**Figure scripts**
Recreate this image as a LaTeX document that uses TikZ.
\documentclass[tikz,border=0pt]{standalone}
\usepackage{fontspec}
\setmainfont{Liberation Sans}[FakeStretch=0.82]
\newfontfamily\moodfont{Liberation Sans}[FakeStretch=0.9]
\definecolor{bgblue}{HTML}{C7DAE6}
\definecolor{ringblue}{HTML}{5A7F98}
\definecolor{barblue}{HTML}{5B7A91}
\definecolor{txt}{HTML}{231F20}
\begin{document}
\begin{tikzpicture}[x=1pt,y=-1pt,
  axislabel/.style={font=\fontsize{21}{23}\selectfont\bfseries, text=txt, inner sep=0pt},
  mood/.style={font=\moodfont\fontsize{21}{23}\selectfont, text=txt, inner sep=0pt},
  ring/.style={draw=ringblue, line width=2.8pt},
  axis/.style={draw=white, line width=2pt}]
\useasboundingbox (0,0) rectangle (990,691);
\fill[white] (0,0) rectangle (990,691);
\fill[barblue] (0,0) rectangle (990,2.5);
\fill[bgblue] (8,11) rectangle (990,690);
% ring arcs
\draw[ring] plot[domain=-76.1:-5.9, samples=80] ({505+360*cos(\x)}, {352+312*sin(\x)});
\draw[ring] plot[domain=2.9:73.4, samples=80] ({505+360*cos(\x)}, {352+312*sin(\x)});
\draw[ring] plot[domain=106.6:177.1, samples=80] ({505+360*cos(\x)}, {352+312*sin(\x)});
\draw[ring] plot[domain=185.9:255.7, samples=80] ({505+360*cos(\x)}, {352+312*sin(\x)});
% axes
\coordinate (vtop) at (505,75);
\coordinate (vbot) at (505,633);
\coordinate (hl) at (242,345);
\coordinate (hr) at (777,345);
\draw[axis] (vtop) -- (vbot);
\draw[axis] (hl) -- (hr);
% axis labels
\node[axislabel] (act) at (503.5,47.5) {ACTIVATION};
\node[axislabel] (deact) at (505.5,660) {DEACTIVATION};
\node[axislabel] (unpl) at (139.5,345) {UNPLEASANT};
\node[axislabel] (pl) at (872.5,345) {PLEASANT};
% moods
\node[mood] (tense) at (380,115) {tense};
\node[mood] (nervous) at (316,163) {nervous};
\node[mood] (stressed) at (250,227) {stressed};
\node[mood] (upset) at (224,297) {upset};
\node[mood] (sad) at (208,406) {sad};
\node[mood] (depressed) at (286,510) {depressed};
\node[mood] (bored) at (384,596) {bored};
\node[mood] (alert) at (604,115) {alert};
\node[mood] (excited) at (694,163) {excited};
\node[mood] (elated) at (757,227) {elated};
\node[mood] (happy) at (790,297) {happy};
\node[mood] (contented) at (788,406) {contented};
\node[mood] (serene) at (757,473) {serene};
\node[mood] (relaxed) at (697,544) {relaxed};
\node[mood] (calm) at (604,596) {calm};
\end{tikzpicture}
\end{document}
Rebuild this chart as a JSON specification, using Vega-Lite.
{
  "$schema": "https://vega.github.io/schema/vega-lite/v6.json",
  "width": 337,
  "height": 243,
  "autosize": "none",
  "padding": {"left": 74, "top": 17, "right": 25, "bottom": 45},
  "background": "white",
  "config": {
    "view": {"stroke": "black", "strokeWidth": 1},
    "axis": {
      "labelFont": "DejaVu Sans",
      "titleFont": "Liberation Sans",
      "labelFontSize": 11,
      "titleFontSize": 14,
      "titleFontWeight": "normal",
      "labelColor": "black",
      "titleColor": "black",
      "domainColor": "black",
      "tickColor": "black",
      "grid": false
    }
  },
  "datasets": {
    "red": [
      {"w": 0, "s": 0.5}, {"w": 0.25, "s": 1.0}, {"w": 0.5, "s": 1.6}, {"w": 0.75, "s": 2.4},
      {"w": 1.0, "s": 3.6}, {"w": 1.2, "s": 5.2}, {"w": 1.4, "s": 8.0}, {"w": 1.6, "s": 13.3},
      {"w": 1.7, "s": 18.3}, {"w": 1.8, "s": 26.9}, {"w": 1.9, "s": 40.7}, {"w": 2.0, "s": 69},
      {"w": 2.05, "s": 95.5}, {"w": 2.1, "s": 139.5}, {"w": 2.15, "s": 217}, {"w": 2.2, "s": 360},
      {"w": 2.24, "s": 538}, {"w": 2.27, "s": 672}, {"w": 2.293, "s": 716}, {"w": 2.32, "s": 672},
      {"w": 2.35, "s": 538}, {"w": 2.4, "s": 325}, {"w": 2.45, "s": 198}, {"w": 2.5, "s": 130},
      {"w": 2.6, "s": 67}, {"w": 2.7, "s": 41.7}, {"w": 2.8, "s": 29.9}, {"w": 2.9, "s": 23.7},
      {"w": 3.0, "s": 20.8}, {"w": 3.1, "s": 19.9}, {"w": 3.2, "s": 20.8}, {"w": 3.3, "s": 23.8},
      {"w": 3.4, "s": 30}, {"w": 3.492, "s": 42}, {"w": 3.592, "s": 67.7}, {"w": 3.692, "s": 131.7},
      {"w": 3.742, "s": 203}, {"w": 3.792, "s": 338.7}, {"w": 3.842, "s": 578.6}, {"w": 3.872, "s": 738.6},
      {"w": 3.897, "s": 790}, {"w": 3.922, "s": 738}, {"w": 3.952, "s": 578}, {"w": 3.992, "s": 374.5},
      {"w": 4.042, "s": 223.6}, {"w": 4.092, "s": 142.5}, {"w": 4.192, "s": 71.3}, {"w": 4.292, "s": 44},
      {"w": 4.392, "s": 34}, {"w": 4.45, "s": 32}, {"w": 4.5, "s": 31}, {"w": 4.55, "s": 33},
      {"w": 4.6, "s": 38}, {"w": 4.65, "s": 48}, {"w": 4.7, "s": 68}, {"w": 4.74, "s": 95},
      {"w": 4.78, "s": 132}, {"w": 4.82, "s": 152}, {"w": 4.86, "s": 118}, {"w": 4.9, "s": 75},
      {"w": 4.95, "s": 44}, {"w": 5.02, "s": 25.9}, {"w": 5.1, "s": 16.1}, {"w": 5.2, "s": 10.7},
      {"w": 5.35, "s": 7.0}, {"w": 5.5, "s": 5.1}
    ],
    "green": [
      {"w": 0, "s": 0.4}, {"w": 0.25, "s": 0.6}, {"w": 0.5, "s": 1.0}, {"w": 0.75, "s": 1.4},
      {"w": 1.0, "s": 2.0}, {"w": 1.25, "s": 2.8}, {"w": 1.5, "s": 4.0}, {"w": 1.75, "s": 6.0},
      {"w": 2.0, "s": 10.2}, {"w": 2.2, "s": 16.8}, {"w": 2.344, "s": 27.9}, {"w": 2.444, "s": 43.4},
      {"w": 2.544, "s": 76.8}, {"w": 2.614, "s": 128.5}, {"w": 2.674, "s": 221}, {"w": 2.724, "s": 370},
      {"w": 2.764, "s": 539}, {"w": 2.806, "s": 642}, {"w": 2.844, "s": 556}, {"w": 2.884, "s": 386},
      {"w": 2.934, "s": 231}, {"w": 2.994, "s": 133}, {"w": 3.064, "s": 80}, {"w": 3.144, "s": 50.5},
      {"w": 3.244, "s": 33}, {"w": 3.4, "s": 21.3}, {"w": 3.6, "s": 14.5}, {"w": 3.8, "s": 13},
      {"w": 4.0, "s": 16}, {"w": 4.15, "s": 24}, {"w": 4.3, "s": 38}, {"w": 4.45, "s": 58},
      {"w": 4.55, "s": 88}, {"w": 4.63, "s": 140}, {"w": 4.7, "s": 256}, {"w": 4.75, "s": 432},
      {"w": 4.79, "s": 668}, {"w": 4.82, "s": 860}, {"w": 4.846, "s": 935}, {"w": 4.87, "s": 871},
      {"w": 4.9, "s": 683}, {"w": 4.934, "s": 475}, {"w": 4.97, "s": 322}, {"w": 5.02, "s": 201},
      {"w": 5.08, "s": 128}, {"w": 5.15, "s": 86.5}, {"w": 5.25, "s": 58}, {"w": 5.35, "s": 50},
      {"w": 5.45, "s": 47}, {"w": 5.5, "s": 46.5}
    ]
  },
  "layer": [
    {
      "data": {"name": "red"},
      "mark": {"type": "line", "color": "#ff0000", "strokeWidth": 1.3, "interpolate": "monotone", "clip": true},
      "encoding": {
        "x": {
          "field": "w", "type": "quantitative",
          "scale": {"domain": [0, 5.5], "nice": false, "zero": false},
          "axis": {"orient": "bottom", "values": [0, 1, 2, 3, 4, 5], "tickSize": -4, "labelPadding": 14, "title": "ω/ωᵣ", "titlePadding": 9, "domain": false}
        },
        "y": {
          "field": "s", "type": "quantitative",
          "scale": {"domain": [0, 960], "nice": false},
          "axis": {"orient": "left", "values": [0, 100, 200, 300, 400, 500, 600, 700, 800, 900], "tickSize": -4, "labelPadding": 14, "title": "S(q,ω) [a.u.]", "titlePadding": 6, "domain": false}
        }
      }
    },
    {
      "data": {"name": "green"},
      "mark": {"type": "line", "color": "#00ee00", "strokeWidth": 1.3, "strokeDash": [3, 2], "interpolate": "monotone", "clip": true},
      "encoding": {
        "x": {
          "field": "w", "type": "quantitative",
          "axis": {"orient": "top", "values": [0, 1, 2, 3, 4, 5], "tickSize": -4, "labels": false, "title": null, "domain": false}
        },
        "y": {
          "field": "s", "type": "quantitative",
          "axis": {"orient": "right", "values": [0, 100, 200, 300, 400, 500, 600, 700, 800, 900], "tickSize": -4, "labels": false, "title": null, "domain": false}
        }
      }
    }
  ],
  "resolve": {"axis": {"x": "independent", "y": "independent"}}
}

**Challenge**
Scan the material and collect every line that contains "this".

**Exercise output**
Recreate this image as a LaTeX document that uses TikZ.
Rebuild this chart as a JSON specification, using Vega-Lite.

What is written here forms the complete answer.